Money & Banking

Micro-credit lenders in the process of developing credit assessment tool

Our Bureau Mumbai | Updated on September 03, 2020

HR Khan, former Deputy Governor, Reserve Bank of India

Aimed at ensuring that lenders extend credit suitable to customers’ needs

Lenders in the micro-credit space are developing a credit assessment tool which will support them to go beyond multiple/over lending limits and more systematically evaluate the low-income customer vis-a-vis cashflows, leverage and repayment history, including use of comprehensive credit information report (CCIR).

This is aimed at ensuring that lenders extend credit suitable to customers’ needs and help in improving their well-being.

Lenders (non-banking finance companies - microfinance institutions, small finance banks, banks, non-banking finance companies) ensure that low-income customers don’t take loans from more than three lenders or cross the indebtedness cap of ₹1 lakh so that they are not over-leveraged.

According to Harun R Khan, Chairman of the Steering Committee of the Code for Responsible Lending (CRL) in Micro-credit, micro-credit lenders are also progressively moving to daily submission of data to Credit Information Companies (CICs) as the credit bureau data is the foundation of lending decisions in micro-credit.

Khan observed that the Covid-19 pandemic has highlighted the existing issues of vulnerability of low-income customers and thrown a new set of challenges due to a very uncertain and dynamic macro situation.

“And the ‘fundamental’ norms of CRL are going to be even more critical as customer-protection becomes paramount while lenders support them in rebuilding their livelihoods. We all know that the low-income-households have very limited access to safety nets and non-credit financial products and they excessively rely on credit to manage their financial lives,” said Khan, who was Reserve Bank of India’s Deputy Governor from July 2011 to July 2016.

He emphasised that it is the dharma (duty) of the lenders to save the customers from the sins of over-indebtedness. “To put it another way, microfinance lenders have to be both responsive and responsible,” said Khan.

Pent-up demand

Khan observed that owing to a pause in the economic activities in this period of pandemic, there is a pent-up demand that microfinance industry could anticipate, and growth is quite natural in the coming months.

“However, lenders should remain true to fundamentals of responsible lending enshrined in CRL norms even as they rush to ramp up disbursements.

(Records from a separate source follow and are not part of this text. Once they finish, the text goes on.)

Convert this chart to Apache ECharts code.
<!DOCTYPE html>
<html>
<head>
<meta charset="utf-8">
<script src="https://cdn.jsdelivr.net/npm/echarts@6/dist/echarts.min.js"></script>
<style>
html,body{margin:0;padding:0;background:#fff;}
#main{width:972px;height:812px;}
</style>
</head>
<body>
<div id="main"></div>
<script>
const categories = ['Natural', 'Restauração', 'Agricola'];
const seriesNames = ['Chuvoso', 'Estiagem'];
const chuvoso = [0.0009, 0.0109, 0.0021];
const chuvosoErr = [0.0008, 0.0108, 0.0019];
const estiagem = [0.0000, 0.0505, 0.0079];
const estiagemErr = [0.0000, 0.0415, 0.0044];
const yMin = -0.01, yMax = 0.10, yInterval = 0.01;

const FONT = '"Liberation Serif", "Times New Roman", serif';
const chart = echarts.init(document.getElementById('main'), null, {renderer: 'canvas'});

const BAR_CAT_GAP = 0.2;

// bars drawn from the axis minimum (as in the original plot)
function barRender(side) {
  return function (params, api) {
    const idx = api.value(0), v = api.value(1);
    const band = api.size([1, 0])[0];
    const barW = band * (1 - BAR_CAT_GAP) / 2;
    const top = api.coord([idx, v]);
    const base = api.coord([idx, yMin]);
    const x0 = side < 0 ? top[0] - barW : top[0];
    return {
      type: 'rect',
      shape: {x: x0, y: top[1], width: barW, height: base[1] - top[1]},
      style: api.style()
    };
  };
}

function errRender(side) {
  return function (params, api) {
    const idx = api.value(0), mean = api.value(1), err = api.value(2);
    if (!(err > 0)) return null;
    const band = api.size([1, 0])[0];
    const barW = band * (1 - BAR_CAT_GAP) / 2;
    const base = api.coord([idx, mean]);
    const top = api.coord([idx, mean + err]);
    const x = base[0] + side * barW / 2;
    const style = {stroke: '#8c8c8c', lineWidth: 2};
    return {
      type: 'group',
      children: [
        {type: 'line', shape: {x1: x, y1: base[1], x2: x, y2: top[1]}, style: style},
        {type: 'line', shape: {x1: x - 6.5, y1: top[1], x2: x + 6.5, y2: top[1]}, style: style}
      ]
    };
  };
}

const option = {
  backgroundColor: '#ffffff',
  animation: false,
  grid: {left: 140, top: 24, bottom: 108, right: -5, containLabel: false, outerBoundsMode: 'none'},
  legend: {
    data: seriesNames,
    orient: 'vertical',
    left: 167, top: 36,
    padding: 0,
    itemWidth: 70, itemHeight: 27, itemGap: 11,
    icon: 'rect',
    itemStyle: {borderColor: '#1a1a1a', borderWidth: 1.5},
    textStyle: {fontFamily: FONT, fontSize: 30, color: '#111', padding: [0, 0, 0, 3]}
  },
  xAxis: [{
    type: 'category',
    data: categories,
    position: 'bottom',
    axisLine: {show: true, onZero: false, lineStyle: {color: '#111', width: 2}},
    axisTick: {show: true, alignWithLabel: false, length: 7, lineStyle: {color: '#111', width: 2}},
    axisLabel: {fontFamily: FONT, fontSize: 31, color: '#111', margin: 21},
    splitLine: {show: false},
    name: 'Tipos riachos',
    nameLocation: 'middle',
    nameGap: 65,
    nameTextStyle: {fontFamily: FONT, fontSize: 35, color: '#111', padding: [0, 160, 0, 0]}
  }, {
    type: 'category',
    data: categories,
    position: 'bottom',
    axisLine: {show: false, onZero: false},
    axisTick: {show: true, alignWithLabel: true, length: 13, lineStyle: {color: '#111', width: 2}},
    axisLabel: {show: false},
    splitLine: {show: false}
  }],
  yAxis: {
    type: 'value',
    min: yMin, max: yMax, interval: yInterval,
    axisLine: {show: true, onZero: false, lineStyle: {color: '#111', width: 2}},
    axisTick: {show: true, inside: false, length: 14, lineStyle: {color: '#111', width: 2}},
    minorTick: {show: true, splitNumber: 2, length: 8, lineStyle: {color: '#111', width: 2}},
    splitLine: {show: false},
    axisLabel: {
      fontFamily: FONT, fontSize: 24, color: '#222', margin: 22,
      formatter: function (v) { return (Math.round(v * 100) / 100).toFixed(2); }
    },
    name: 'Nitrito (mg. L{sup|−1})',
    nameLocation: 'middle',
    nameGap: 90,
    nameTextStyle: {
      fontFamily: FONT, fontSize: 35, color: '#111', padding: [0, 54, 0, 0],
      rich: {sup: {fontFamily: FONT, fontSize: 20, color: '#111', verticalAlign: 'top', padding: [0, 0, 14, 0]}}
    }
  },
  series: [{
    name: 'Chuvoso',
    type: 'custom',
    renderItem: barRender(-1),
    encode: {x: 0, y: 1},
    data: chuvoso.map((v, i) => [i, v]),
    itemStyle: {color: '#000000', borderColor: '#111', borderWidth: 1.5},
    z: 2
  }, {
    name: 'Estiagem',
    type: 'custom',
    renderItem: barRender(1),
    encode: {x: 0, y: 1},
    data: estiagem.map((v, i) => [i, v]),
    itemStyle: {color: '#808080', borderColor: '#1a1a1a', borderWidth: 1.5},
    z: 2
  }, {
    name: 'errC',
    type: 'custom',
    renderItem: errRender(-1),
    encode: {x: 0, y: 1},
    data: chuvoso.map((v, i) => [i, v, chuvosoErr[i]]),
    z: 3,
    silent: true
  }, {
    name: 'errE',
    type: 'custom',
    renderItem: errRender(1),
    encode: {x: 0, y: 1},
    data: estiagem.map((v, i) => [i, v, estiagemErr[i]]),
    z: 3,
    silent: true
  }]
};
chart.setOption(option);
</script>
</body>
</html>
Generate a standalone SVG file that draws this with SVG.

Sound, proactive liquidity management is also very critical for navigating such Covid 19 crisis like situations,” he said.

Khan felt that in the medium to long term, as the micro-credit market develops, both in terms of demand and supply, CRL norms must evolve to address the emerging changes.

“For example, as ticket sizes increase, there is a need to include cash flows and monthly debt obligations, etc in the threshold, as many customers may face over-leveraging and stress at lower thresholds.

“There is also a need to factor the credit behaviour of the customer on retail-side as micro-credit customers increasingly take additional retail loans,” the former RBI Deputy Governor said.

Besides, rising frequent uncertainties of cash flows amongst low-income-households due to natural disaster and economic downturns would require new approaches, products, and processes to implement CRL in spirit, he added.